I lead a parsimonious life. Never liked spending money, and rarely find myself wanting consumer goods. Living too long as a struggling college student, and later without income as a homemaker only served to intensify my miserliness, but it’s been part of me for as long as I can remember.

Now I’m bound for a job as a teacher. As a student teacher, I still have no income, and tuition loans to pay, but presumably that will turn around soon.

In the meantime, I’ve found my expenses jumping dramatically. Gas for the daily commute—Eileene usually fills the tank, but sometimes it falls to me—and small food purchases when I haven’t time or handy groceries for a proper brown-bag lunch, and most oddly of all, candy.

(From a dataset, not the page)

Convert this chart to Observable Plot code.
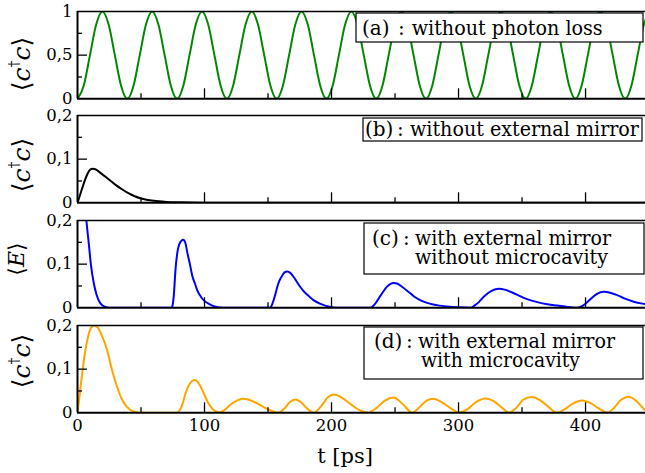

School fund-raisers are nearly perpetual, but pre-spring, when student organizations are looking to fund the trips and tournaments and whatnot that cluster in May and early June, is the peak fund-raising season; often, two or three clubs will be competing for money. The most common way to raise cash is to sell candy at inflated prices, because it works and is relatively painless. Car washes are cold and only draw from the adult market; nobody cares about walk-a-thons; but you can get your fellow students to cough up $2 for a box of M&M’s day after day. Teachers get pestered to buy, too—a lot. And sometimes I do. Not from ever young entrepreneur, nor even every day, but enough to show willing.

That a couple of dollars every couple of days actually shows as a blip in my budget says a lot about my spending habits.